Yes I do object to Congressmen bringing home money for local projects! If they can't be funded locally they aren't worthwhile.
(Denny Crane: "Every one should carry a gun strapped to their waist. We need more - not less guns.")
In return there is something called Revenue Sharing.
From what I can see.....New York wants everyone else's share of the Revenue Sharing.
But that's another topic.
Townhall.com, Jun 25, 2006
by Paul Jacob
When the felonious Duke — that is, Duke Cunningham, former U.S. Rep from California's 50th District — left office last December, we had every reason to hope for something better, someone at least a little less criminal. We even had hopes for honesty!
And things looked up. A candidate entered the running promising to cut back on pork.
Candidate Brian Bilbray had been to Congress before, and he looked back on that time fondly, claiming to have been on the right side in 1995. "There's still more to do," he clarified in his recent campaign. He went so far as to offer a specific: "not allowing members of congress to put in private so-called earmarks for funding."

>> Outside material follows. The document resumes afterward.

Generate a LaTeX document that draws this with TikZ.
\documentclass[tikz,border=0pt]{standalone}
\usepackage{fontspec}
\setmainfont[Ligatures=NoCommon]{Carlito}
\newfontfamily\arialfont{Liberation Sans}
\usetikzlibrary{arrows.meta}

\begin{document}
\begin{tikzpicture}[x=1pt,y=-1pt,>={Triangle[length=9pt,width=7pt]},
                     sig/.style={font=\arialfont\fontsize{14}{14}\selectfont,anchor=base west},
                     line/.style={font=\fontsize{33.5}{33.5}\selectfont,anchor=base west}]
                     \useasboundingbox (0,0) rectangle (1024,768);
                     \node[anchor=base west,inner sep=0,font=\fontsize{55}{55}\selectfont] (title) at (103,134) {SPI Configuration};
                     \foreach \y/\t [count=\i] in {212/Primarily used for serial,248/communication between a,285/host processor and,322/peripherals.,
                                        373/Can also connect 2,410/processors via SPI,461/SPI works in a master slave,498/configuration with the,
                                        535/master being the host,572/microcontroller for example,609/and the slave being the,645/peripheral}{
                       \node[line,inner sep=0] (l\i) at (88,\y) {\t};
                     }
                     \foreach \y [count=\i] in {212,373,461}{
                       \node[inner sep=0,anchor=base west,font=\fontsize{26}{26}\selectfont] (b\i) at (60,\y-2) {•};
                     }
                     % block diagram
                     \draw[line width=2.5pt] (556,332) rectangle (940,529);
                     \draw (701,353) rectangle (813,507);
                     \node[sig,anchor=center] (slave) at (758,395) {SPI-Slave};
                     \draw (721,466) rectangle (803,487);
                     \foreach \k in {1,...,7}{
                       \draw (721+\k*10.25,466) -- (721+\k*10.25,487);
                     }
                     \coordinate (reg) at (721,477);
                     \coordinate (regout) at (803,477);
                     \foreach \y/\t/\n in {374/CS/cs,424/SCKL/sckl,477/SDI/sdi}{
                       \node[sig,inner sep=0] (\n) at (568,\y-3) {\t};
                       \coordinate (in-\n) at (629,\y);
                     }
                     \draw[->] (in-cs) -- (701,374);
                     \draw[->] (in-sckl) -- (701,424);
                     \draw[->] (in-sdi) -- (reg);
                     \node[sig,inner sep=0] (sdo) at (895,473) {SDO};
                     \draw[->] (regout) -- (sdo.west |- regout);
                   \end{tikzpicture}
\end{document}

So of course he won the special election. That's how he gained the incumbency advantage for the next election, all on an interim position requiring a mere seven months of capitol industry.
While the ship of state creaked just a bit, allowing on one more captain to help decide her course, some of us wondered: how long will it take to corrupt the man? Terms? Years? Months?
More like: one week.
Bilbray was in the House just a handful of days when he voted for the latest appropriation bill, this one with over 1500 earmarks.
Fifteen hundred! Well, maybe the country just couldn't get along without that bill. Maybe we should let it slide. Pork is bad, but not that bad, not bad enough to risk the stability of the state.
But what can we say about Bilbray's voting down each of Representative Jeff Flake's four anti-pork amendments? That's not one no, not a mere two, not even three.
That's four nos. (I feel like Abraham deciding the fate of Sodom and Gomorrah. Peradventure, do I hear five?)
I guess this is Bilbray's idea of the Reagan Legacy, the sole remnant of his commitment to less government: "Just Say No."
He can't hide, however, what he's saying "no" to: his own promises.
So that's the Bilbray Story. But what's the Rest of the Story?
Before the special election Bilbray seemed to be fighting a bit of an uphill battle. You see, he had been a lobbyist for several years. The opposition made much of this. Jadedly, he admitted, "Everyone is trying to say that everyone in Washington is tainted."
Hmmm. I wonder why. Could it be because everyone in Washington is tainted?
Well, I'm not even that cynical; I know a few good people in Sodom, a few more in Gomorrah.
But Bilbray certainly is tainted. Thus we add another crumbum into the ranks of the congressional crumbumhood.
I have no doubt that he read it, or at least understood exactly what it said. The same goes for his other 4 "No" votes on the anti-earmark legislation. See article above from Townhall.
Maybe in two years. For now, though, he hasn't shown himself to be any worse than his challenger Francine Busby (D-"you don't need papers for voting"), who would probably oppose the anti-pork amendments or other general spending cuts.